The justices will hear appeals this fall from a Seattle parents group and a Kentucky mom, who argue that race factors improperly penalize white students.

Doug Kmiec, a Pepperdine University law professor and former Reagan administration lawyer, said the case will affect students everywhere. “This is not quite at the level of Brown v. Board, but it will be argued in the style of that case,” Kmiec said.

Justices will look at the modern-era classroom, no longer under court desegregation orders but in some places still using remnants of those policies.

The court’s announcement that it will take up the cases this fall provides the first sign of an aggressiveness by the court under new Chief Justice John Roberts. The court rejected a similar case in December when moderate O’Connor was still on the bench. The outcome will most likely turn on her successor, Alito.

Both Roberts, 51, and Alito, 56, worked as Justice Department lawyers during the Reagan administration to limit affirmative action.

Alito was asked during his Senate confirmation hearings in January about the 2003 case. Without stating his views on affirmative action, he said he taught a college seminar on civil liberties to a diverse class. “Having these people in the class with diverse backgrounds and outlooks on the issues that we were discussing made an enormous contribution to the class,” he said.

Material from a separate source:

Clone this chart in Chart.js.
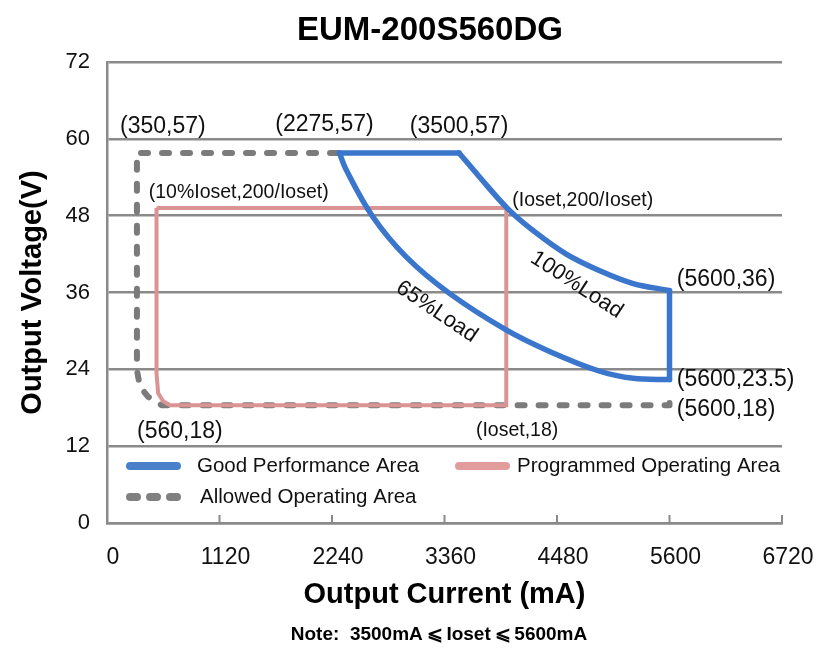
<!DOCTYPE html>
<html>
<head>
<meta charset="utf-8">
<title>EUM-200S560DG</title>
<script src="https://cdn.jsdelivr.net/npm/chart.js@4.4.0/dist/chart.umd.min.js"></script>
<style>
  html, body { margin: 0; padding: 0; background: #fff; }
  #chart { display: block; }
</style>
</head>
<body>
<canvas id="chart" width="839" height="668"></canvas>
<script>
// values (current in mA, voltage in V)
const xTickValues = [0, 1120, 2240, 3360, 4480, 5600, 6720];
const yTickValues = [0, 12, 24, 36, 48, 60, 72];

// Good Performance Area, drawn as four pieces of one outline
const goodTopI = [2314, 3505];
const goodTopV = [57.8, 57.8];
const load100I = [3505, 3700, 3989, 4240, 4572, 4906, 5239, 5600];
const load100V = [57.8, 54.2, 49.1, 45.7, 42.0, 39.4, 37.4, 36.3];
const goodRightI = [5600, 5600];
const goodRightV = [36.3, 22.4];
const load65I = [5600, 5239, 4906, 4406, 3969, 3406, 2976, 2643, 2380, 2314];
const load65V = [22.4, 22.6, 23.7, 26.8, 30.2, 35.9, 41.6, 47.9, 55.2, 57.8];

// Programmed Operating Area (Ioset = 4000 mA in the drawing)
const progI = [493, 3975, 3975, 626, 559, 509, 493, 493];
const progV = [49.2, 49.2, 18.4, 18.4, 19.0, 20.3, 23.4, 49.2];

// Allowed Operating Area
const allowI = [2290, 298, 298, 328, 410, 543, 5600, 5600];
const allowV = [57.8, 57.8, 23.9, 21.3, 19.7, 18.4, 18.4, 20.0];

// text labels in data coordinates
const pointLabels = [
  { text: '(350,57)', x: 556, y: 61.9, size: 23, align: 'center' },
  { text: '(2275,57)', x: 2165, y: 62.2, size: 23, align: 'center' },
  { text: '(3500,57)', x: 3505, y: 61.9, size: 23, align: 'center' },
  { text: '(10%Ioset,200/Ioset)', x: 1311, y: 51.6, size: 19.5, align: 'center' },
  { text: '(Ioset,200/Ioset)', x: 4737, y: 50.3, size: 19.5, align: 'center' },
  { text: '(5600,36)', x: 5673, y: 38.0, size: 23, align: 'left' },
  { text: '(5600,23.5)', x: 5673, y: 22.4, size: 23, align: 'left' },
  { text: '(5600,18)', x: 5673, y: 17.7, size: 23, align: 'left' },
  { text: '(560,18)', x: 725, y: 14.2, size: 23, align: 'center' },
  { text: '(Ioset,18)', x: 4083, y: 14.5, size: 19.5, align: 'center' }
];
const loadLabels = [
  { text: '100%Load', x: 4677, y: 37.2, angle: 33 },
  { text: '65%Load', x: 3282, y: 33.0, angle: 34 }
];

const FONT = '"Liberation Sans", Arial, sans-serif';
const BLUE = '#3a76cc';
const PINK = '#da9494';
const GRAY = '#7b7b7b';
const GRID = '#8a8a8a';

function toPoints(xs, ys) {
  return xs.map((x, i) => ({ x: x, y: ys[i] }));
}

function bluePiece(label, xs, ys, tension) {
  return {
    label: label,
    data: toPoints(xs, ys),
    showLine: true,
    borderColor: BLUE,
    borderWidth: 5.5,
    borderCapStyle: 'round',
    pointRadius: 0,
    tension: tension,
    fill: false
  };
}

const decor = {
  id: 'decor',
  afterDatasetsDraw(chart) {
    const ctx = chart.ctx;
    const xs = chart.scales.x;
    const ys = chart.scales.y;
    const area = chart.chartArea;
    ctx.save();

    // small tick marks pointing up from the x axis
    ctx.strokeStyle = GRID;
    ctx.lineWidth = 2;
    xTickValues.forEach(v => {
      if (v === 0) return;
      const px = xs.getPixelForValue(v);
      ctx.beginPath();
      ctx.moveTo(px, area.bottom);
      ctx.lineTo(px, area.bottom - 8);
      ctx.stroke();
    });

    ctx.fillStyle = '#111';
    ctx.textBaseline = 'middle';
    pointLabels.forEach(l => {
      ctx.font = l.size + 'px ' + FONT;
      ctx.textAlign = l.align;
      ctx.fillText(l.text, xs.getPixelForValue(l.x), ys.getPixelForValue(l.y));
    });

    ctx.font = '22px ' + FONT;
    ctx.textAlign = 'center';
    loadLabels.forEach(l => {
      ctx.save();
      ctx.translate(xs.getPixelForValue(l.x), ys.getPixelForValue(l.y));
      ctx.rotate(l.angle * Math.PI / 180);
      ctx.fillText(l.text, 0, 0);
      ctx.restore();
    });

    // legend inside the plot
    const row1 = area.bottom - 57;
    const row2 = area.bottom - 26;
    const ds = chart.data.datasets;
    const items = [
      { label: ds[0].label, color: '#4a80c9', x: area.left + 19, y: row1, tx: area.left + 90 },
      { label: ds[4].label, color: '#e29c9c', x: area.left + 348, y: row1, tx: area.left + 410 },
      { label: ds[5].label, color: '#808080', x: area.left + 19, y: row2, tx: area.left + 93, dash: [7, 13] }
    ];
    ctx.lineCap = 'round';
    ctx.lineWidth = 8;
    items.forEach(it => {
      ctx.strokeStyle = it.color;
      ctx.setLineDash(it.dash || []);
      ctx.beginPath();
      ctx.moveTo(it.x + 4, it.y);
      ctx.lineTo(it.x + 51, it.y);
      ctx.stroke();
      ctx.setLineDash([]);
      ctx.font = '20.5px ' + FONT;
      ctx.textAlign = 'left';
      ctx.fillStyle = '#111';
      ctx.fillText(it.label, it.tx, it.y);
    });

    // chart title and note
    ctx.fillStyle = '#000';
    ctx.textAlign = 'center';
    ctx.font = 'bold 33px ' + FONT;
    ctx.fillText('EUM-200S560DG', 430, 31);
    ctx.font = 'bold 19px ' + FONT;
    ctx.fillText('Note:  3500mA\u2009\u2A7D\u2009Ioset\u2009\u2A7D\u20095600mA', 439, 635);
    ctx.restore();
  }
};

const ctx = document.getElementById('chart').getContext('2d');
new Chart(ctx, {
  type: 'scatter',
  data: {
    datasets: [
      bluePiece('Good Performance Area', goodTopI, goodTopV, 0),
      bluePiece('Good Performance Area (100% load)', load100I, load100V, 0.35),
      bluePiece('Good Performance Area (right)', goodRightI, goodRightV, 0),
      bluePiece('Good Performance Area (65% load)', load65I, load65V, 0.35),
      {
        label: 'Programmed Operating Area',
        data: toPoints(progI, progV),
        showLine: true,
        borderColor: PINK,
        borderWidth: 4,
        pointRadius: 0,
        tension: 0,
        fill: false
      },
      {
        label: 'Allowed Operating Area',
        data: toPoints(allowI, allowV),
        showLine: true,
        borderColor: GRAY,
        borderWidth: 6,
        borderDash: [7, 14],
        borderCapStyle: 'round',
        borderJoinStyle: 'round',
        pointRadius: 0,
        tension: 0,
        fill: false
      }
    ]
  },
  options: {
    responsive: false,
    animation: false,
    layout: { padding: { top: 62, right: 57, bottom: 56, left: 0 } },
    plugins: {
      legend: { display: false },
      tooltip: { enabled: false }
    },
    scales: {
      x: {
        type: 'linear',
        min: xTickValues[0],
        max: xTickValues[xTickValues.length - 1],
        afterBuildTicks: s => { s.ticks = xTickValues.map(v => ({ value: v })); },
        afterFit: s => { s.height = 89; },
        grid: { display: false, drawTicks: false },
        border: { display: true, color: GRID, width: 2.5 },
        ticks: {
          padding: 21,
          labelOffset: 6,
          maxRotation: 0,
          autoSkip: false,
          color: '#111',
          font: { family: FONT, size: 23 },
          callback: v => String(v)
        },
        title: {
          display: true,
          text: 'Output Current (mA)',
          color: '#000',
          padding: 0,
          font: { family: FONT, size: 29, weight: 'bold' }
        }
      },
      y: {
        type: 'linear',
        min: yTickValues[0],
        max: yTickValues[yTickValues.length - 1],
        afterBuildTicks: s => { s.ticks = yTickValues.map(v => ({ value: v })); },
        afterFit: s => { s.width = 107; },
        grid: { color: GRID, lineWidth: 2.5, drawTicks: false },
        border: { display: true, color: GRID, width: 2.5 },
        ticks: {
          padding: 17,
          color: '#111',
          font: { family: FONT, size: 22 },
          callback: v => String(v)
        },
        title: {
          display: true,
          text: 'Output Voltage(V)',
          color: '#000',
          padding: { top: 16, bottom: 0 },
          font: { family: FONT, size: 29, weight: 'bold' }
        }
      }
    }
  },
  plugins: [decor]
});
</script>
</body>
</html>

The court’s announcement followed six weeks of internal deliberations over whether to hear the appeals, an unusually long time.

“This is a very dramatic move. I expect it will create a big national discussion,” said Gary Orfield, who heads the Harvard University Civil Rights Project and supports affirmative action.

A ruling against the schools “would be pretty devastating to suburban communities, small towns that have successfully maintained desegregation for a couple of generations,” he said. “The same communities that were forced to desegregate would be forced to re-segregate.”

In one of the cases, an appeals court had upheld Seattle’s system, which lets students pick among high schools and then relies on tiebreakers, including race, to decide who gets into schools that have more applicants than openings. Seattle put the system on hold during the legal fight.